Documented in P_delta

#' Potential for Change Index and the Determinant Selection Table
#'
#' These functions compute the Potential for Change Index for one or multiple
#' (sub-)determinants, the room for improvement (an intermediate estimate),
#' and produce a convenient table with an overview of all (sub-)determinants.
#' Note that for determinant selection purposes, quantitative estimates such
#' as the Potential for Change Index should never be used without also
#' thoroughly inspecting the visualisations of the univariate distributions
#' and the confidence intervals for the associations to the ultimate
#' intervention targets (usually the target behavior or a proxy measure). For
#' this purpose, the Confidence Interval-Based Estimation of Relevance plots
#' can be used (see [CIBER()]).
#'
#' The Potential for Change index was developed by Keegan et al. and is a
#' numerical representation of a number of important features in [CIBER()]
#' plots (for more details, please see the references below). It turned out
#' a similar measure, the Intervention Potential, was developed by Huber &
#' Mosler (2013). The latter uses regression coefficients as weights, which
#' is problematic for a number of reasons (see Crutzen, Peters & Noijen, 2017),
#' and has therefore not been implemented as a default, but it is possible to
#' use regression coefficients by specifying a custom weight function.
#'
#' The original Potential for Change Index was conceptualized to optimize
#' intervention tailoring and improve the prediction of individual-level
#' intervention effectiveness. A second conceptualization of the Potential
#' for Change Index can facilitate sub-determinant selection.
#'
#' In addition to using the `minimum`, `maximum`, `center`, and `weight`
#' functions to specify custom functions, specific types have also been
#' implemented to quickly use a prespecified combination of functions.
#'
#' The first (`type = '1'`) is computed as follows:
#'
#' - For sub-determinants with a positive zero-order correlation with
#' behavior, the sample mean is subtracted from the observed maximum score,
#' and the result is multiplied by the zero-order correlation;
#' - For sub-determinants with a negative zero-order correlation with
#' behavior, the sample mean is subtracted from the observed minimum score,
#' and the result is multiplied by the zero-order correlation.
#'
#' The second (`type = '2'`) is computed as follows:
#'
#' - For sub-determinants with a positive zero-order correlation with
#' behavior, the sample mean is subtracted from the .95 quantile of the
#' scores, and the result is multiplied by the squared zero-order
#' correlation (i.e. the proportion of explained variance);
#' - For sub-determinants with a negative zero-order correlation with
#' behavior, the sample mean is subtracted from the .05 quantile of the
#' scores, and the result is multiplied by the squared zero-order
#' correlation (i.e. the proportion of explained variance);
#'
#' The second variant effectively takes the 5% trimmed maximum and minimum,
#' rendering it less sensitive to outliers, penalizes weak associations with
#' behavior more severely, and decreases sensitivity to differences between
#' correlations. These differences should render the second variant a bit more
#' robust over different samples.
#'
#' The room for improvement is one of the ingredients of the Potential
#' for Change Index or P_delta, a generalized version of the Intervention
#' Potential. The Determinant Selection Table efficiently presents the
#' Potential for Change Indices for a set of (sub-)determinants.
#'
#' @param data The dataframe containing the variables.
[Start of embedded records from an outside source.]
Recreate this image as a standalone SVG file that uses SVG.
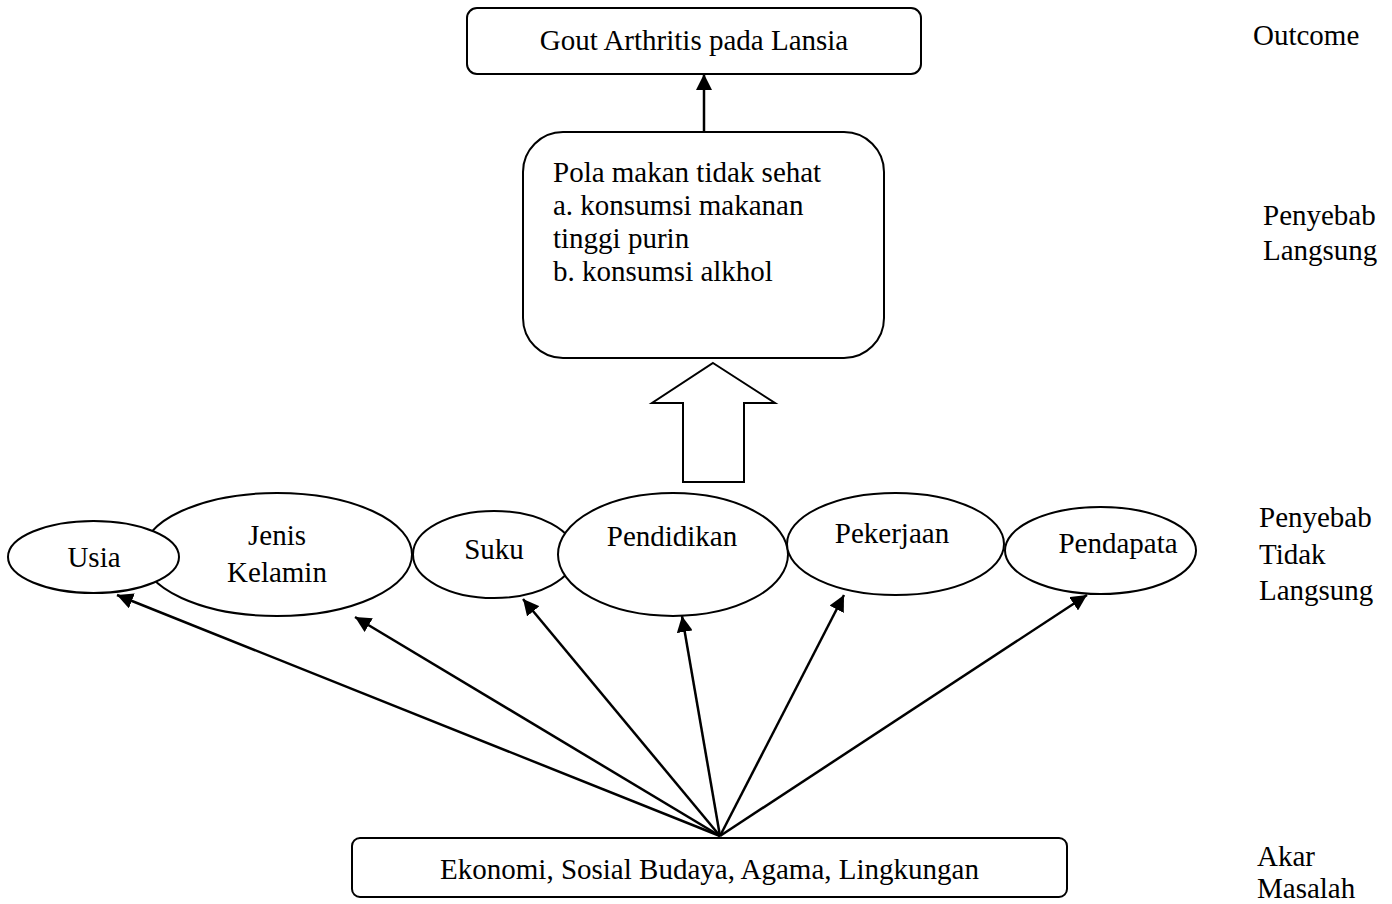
<svg xmlns="http://www.w3.org/2000/svg" width="1392" height="904" viewBox="0 0 1392 904">
<style>
  .box { fill: #fff; stroke: #000; stroke-width: 2; }
  .ell { fill: #fff; stroke: #000; stroke-width: 2; }
  .t { font-family: "Liberation Serif", "Times New Roman", serif; font-size: 29px; fill: #000; }
  .c { text-anchor: middle; }
  .conn { stroke: #000; stroke-width: 2.5; fill: none; }
</style>
<defs>
  <marker id="ah" markerUnits="userSpaceOnUse" markerWidth="18" markerHeight="16" refX="16" refY="8" orient="auto">
    <path d="M0,0 L16,8 L0,16 Z" fill="#000"/>
  </marker>
</defs>
<rect width="1392" height="904" fill="#fff"/>

<g id="gout">
  <rect class="box" x="467" y="8" width="454" height="66" rx="10"/>
  <text class="t c" x="694" y="50">Gout Arthritis pada Lansia</text>
</g>

<g id="pola">
  <rect class="box" x="523" y="132" width="361" height="226" rx="40"/>
  <text class="t" x="553" y="182">Pola makan tidak sehat</text>
  <text class="t" x="553" y="215">a. konsumsi makanan</text>
  <text class="t" x="553" y="248">tinggi purin</text>
  <text class="t" x="553" y="281">b. konsumsi alkhol</text>
</g>

<g id="jenis-kelamin">
  <ellipse class="ell" cx="277" cy="554.5" rx="135" ry="61.5"/>
  <text class="t c" x="277" y="545">Jenis</text>
  <text class="t c" x="277" y="582">Kelamin</text>
</g>
<g id="usia">
  <ellipse class="ell" cx="93.5" cy="557" rx="85.5" ry="36"/>
  <text class="t c" x="94" y="567">Usia</text>
</g>
<g id="suku">
  <ellipse class="ell" cx="494" cy="554.5" rx="81" ry="43.5"/>
  <text class="t c" x="494" y="559">Suku</text>
</g>
<g id="pendidikan">
  <ellipse class="ell" cx="673" cy="554.5" rx="115" ry="61.5"/>
  <text class="t c" x="672" y="546">Pendidikan</text>
</g>
<g id="pekerjaan">
  <ellipse class="ell" cx="895.5" cy="544" rx="108.5" ry="51"/>
  <text class="t c" x="892" y="543">Pekerjaan</text>
</g>
<g id="pendapata">
  <ellipse class="ell" cx="1100.5" cy="550.5" rx="95.5" ry="43.5"/>
  <text class="t c" x="1118" y="553">Pendapata</text>
</g>

<g id="akar">
  <rect class="box" x="352" y="838" width="715" height="59" rx="8"/>
  <text class="t c" x="709.5" y="879">Ekonomi, Sosial Budaya, Agama, Lingkungan</text>
</g>

<g id="levels">
  <text class="t" x="1253" y="45">Outcome</text>
  <text class="t" x="1263" y="225">Penyebab</text>
  <text class="t" x="1263" y="260">Langsung</text>
  <text class="t" x="1259" y="527">Penyebab</text>
  <text class="t" x="1259" y="564">Tidak</text>
  <text class="t" x="1259" y="600">Langsung</text>
  <text class="t" x="1257" y="866">Akar</text>
  <text class="t" x="1257" y="898">Masalah</text>
</g>

<g id="connectors">
  <line class="conn" x1="704" y1="132" x2="704" y2="74" marker-end="url(#ah)"/>
  <path d="M713,363 L775,403 L744,403 L744,482 L683,482 L683,403 L652,403 Z" fill="#fff" stroke="#000" stroke-width="2"/>
  <line class="conn" x1="720" y1="836" x2="117" y2="595" marker-end="url(#ah)"/>
  <line class="conn" x1="720" y1="836" x2="355" y2="617" marker-end="url(#ah)"/>
  <line class="conn" x1="720" y1="836" x2="523" y2="599" marker-end="url(#ah)"/>
  <line class="conn" x1="720" y1="836" x2="682" y2="616" marker-end="url(#ah)"/>
  <line class="conn" x1="720" y1="836" x2="844" y2="595" marker-end="url(#ah)"/>
  <line class="conn" x1="720" y1="836" x2="1087" y2="595" marker-end="url(#ah)"/>
</g>
</svg>
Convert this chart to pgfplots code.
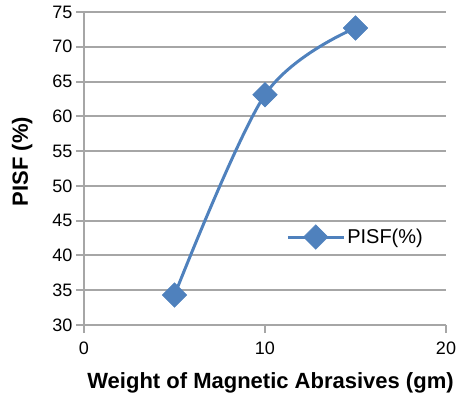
\documentclass[border=0pt]{standalone}
\usepackage{pgfplots}
\pgfplotsset{compat=1.18}
\usetikzlibrary{calc}
\usepackage{fontspec}
\setmainfont{Liberation Sans}
\definecolor{ser}{HTML}{4F81BD}
\definecolor{gr}{HTML}{A6A6A6}
\begin{document}
\begin{tikzpicture}
\begin{axis}[
  scale only axis, width=362bp, height=313bp,
  xmin=0, xmax=20, ymin=30, ymax=75,
  xtick={0,10,20}, ytick={30,35,...,75},
  axis lines*=left,
  axis line style={gr, line width=2bp},
  tick style={gr, line width=2bp},
  tick align=outside, major tick length=8bp,
  ymajorgrids, grid style={gr, line width=2bp},
  tick label style={font=\fontsize{18bp}{21bp}\selectfont},
  xticklabel style={yshift=-5bp},
  /pgf/number format/assume math mode=true,
  xlabel={Weight of Magnetic Abrasives (gm)},
  ylabel={PISF (\%)},
  label style={font=\bfseries\fontsize{22bp}{26bp}\selectfont},
  xlabel style={at={($(axis description cs:0.5,0)+(5.5bp,-63bp)$)}, anchor=base},
  ylabel style={at={($(axis description cs:0,0.5)+(-56bp,7bp)$)}, anchor=base},
  legend style={draw=none, fill=none, at={(0.55,0.281)}, anchor=west,
    font=\fontsize{20bp}{23bp}\selectfont},
  legend image code/.code={\draw[mark repeat=2, mark phase=2, #1] plot coordinates {(0bp,0bp) (28bp,0bp) (56bp,0bp)};},
]
\addplot[ser, line width=3bp, smooth, tension=0.55, mark=square*, mark size=8.7bp,
  mark options={rotate=45, fill=ser, draw=ser, line width=0.5bp}]
  coordinates {(5,34.3) (10,63.1) (15,72.7)};
\addlegendentry{PISF(\%)}
\coordinate (bl) at (rel axis cs:0,0);
\end{axis}
\path (bl) ++(-84bp,-72bp) rectangle ++(462bp,397bp);
\end{tikzpicture}
\end{document}
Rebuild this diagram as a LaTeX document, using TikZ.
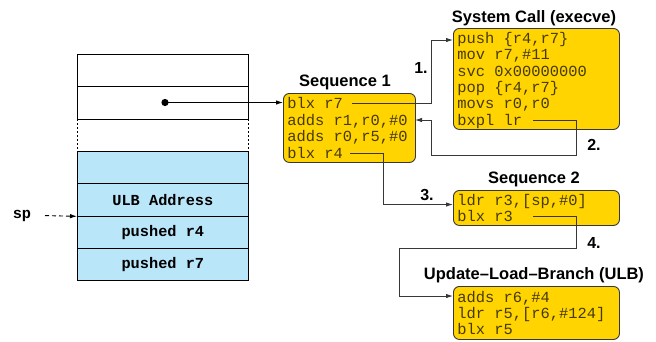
\documentclass[tikz,border=0pt]{standalone}
\usepackage{fontspec}
\setmainfont{Liberation Sans}
\setmonofont{Liberation Mono}
\usetikzlibrary{arrows.meta,calc}
\definecolor{gold}{RGB}{255,212,0}
\definecolor{stackblue}{RGB}{186,230,250}
\definecolor{edgegray}{RGB}{55,55,55}
\definecolor{codecol}{RGB}{70,58,10}
\begin{document}
\begin{tikzpicture}[x=1pt,y=-1pt,
  box/.style={draw=edgegray, fill=gold, rounded corners=6pt, line width=0.9pt, anchor=north west,
    align=flush left, inner xsep=4pt, inner ysep=0pt, text=codecol,
    font=\fontsize{15.4}{16.4}\selectfont\ttfamily},
  title/.style={font=\fontsize{16.5}{18}\selectfont\bfseries, inner sep=0pt},
  lbl/.style={font=\fontsize{16}{18}\selectfont\bfseries, inner sep=0pt},
  cell/.style={draw=black, line width=0.7pt, minimum width=171pt, minimum height=32.3pt,
    inner sep=0pt, anchor=north west, font=\fontsize{15.3}{17}\selectfont\ttfamily\bfseries},
  bluecell/.style={cell, fill=stackblue},
  conn/.style={draw=edgegray, line width=0.9pt, -{Latex[length=7pt,width=4.5pt]}}
]
\useasboundingbox (0,0) rectangle (656,341);

% stack
\node[cell] (c1) at (77,54) {};
\node[cell] (c2) at (77,86.3) {};
\draw[line width=0.7pt, dash pattern=on 2pt off 2pt] (c2.south west) -- ++(0,32.4) (c2.south east) -- ++(0,32.4);
\node[bluecell] (b1) at (77,151) {};
\node[bluecell] (b2) at (77,183.3) {ULB Address};
\node[bluecell] (b3) at (77,215.6) {pushed r4};
\node[bluecell] (b4) at (77,247.9) {pushed r7};
\node[font=\fontsize{15.3}{17}\selectfont\ttfamily\bfseries, inner sep=0pt] (sp) at (22,215.6) {sp};
\coordinate (spstart) at (45,215.6);
\draw[conn, dashed, dash pattern=on 4pt off 3pt, draw=black] (spstart) -- (b2.south west);

\fill (165,102.5) circle (3.6pt) coordinate (dot);

% boxes
\node[box, text width=124pt, minimum height=69pt] (seq1) at (283,93)
  {blx r7\\adds r1,r0,\#0\\adds r0,r5,\#0\\blx r4};
\node[box, text width=158pt, minimum height=101pt] (sys) at (453,28)
  {\rule{0pt}{14pt}push \{r4,r7\}\\mov r7,\#11\\svc 0x00000000\\pop \{r4,r7\}\\movs r0,r0\\bxpl lr};
\node[box, text width=158pt, minimum height=35pt] (seq2) at (453,190)
  {ldr r3,[sp,\#0]\\blx r3};
\node[box, text width=158pt, minimum height=53pt] (ulb) at (453,286)
  {adds r6,\#4\\ldr r5,[r6,\#124]\\blx r5};

% titles
\node[title] (t1) at (345,82) {Sequence 1};
\node[title] (t2) at (534,18) {System Call (execve)};
\node[title] (t3) at (534,179) {Sequence 2};
\node[title] (t4) at (534,275) {Update{\textendash}Load{\textendash}Branch (ULB)};

% labels
\node[lbl] (l1) at (421,68) {1.};
\node[lbl] (l2) at (594,145) {2.};
\node[lbl] (l3) at (427,195) {3.};
\node[lbl] (l4) at (594,243) {4.};

% connectors
\draw[conn, draw=black] (dot) -- (dot -| seq1.west);
\coordinate (o1) at (352,103);
\coordinate (i1) at (453,40);
\draw[conn] (o1) -- (431,103) -- (431,40) -- (i1);
\coordinate (o2) at (533,120);
\coordinate (i2) at (415,120);
\draw[conn] (o2) -- (576,120) -- (576,155) -- (431,155) -- (431,120) -- (i2);
\coordinate (o3) at (350,153);
\coordinate (i3) at (453,204.5);
\draw[conn] (o3) -- (383,153) -- (383,204.5) -- (i3);
\coordinate (o4) at (533,216);
\coordinate (i4) at (453,296);
\draw[conn] (o4) -- (576,216) -- (576,248) -- (399,248) -- (399,296) -- (i4);
\end{tikzpicture}
\end{document}
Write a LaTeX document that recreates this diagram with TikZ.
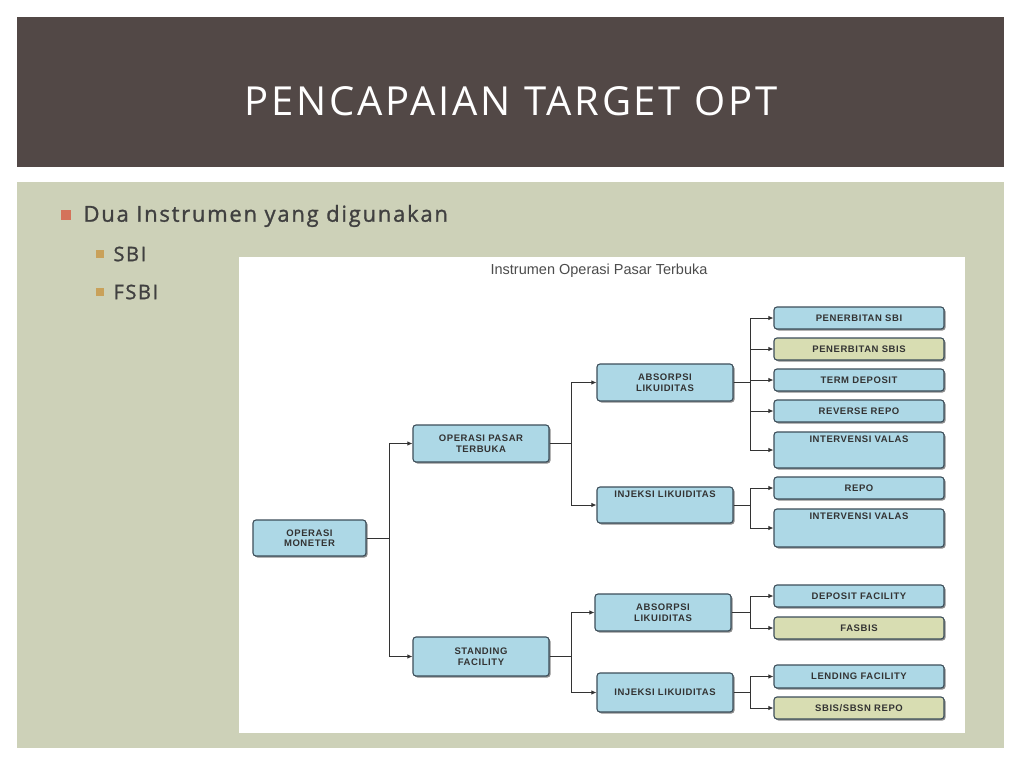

#' @param determinants The name(s) of the determinant(s).
#' @param target The target (e.g. behavior or intention).
#' @param type The type of potential for change index. Currently implemented
#' are type `'1'` and type `'2'` - see details for more information.
#' @param increasesAreImprovements Whether increases are improvements (`TRUE`)
#' or decreases are improvements (`FALSE`).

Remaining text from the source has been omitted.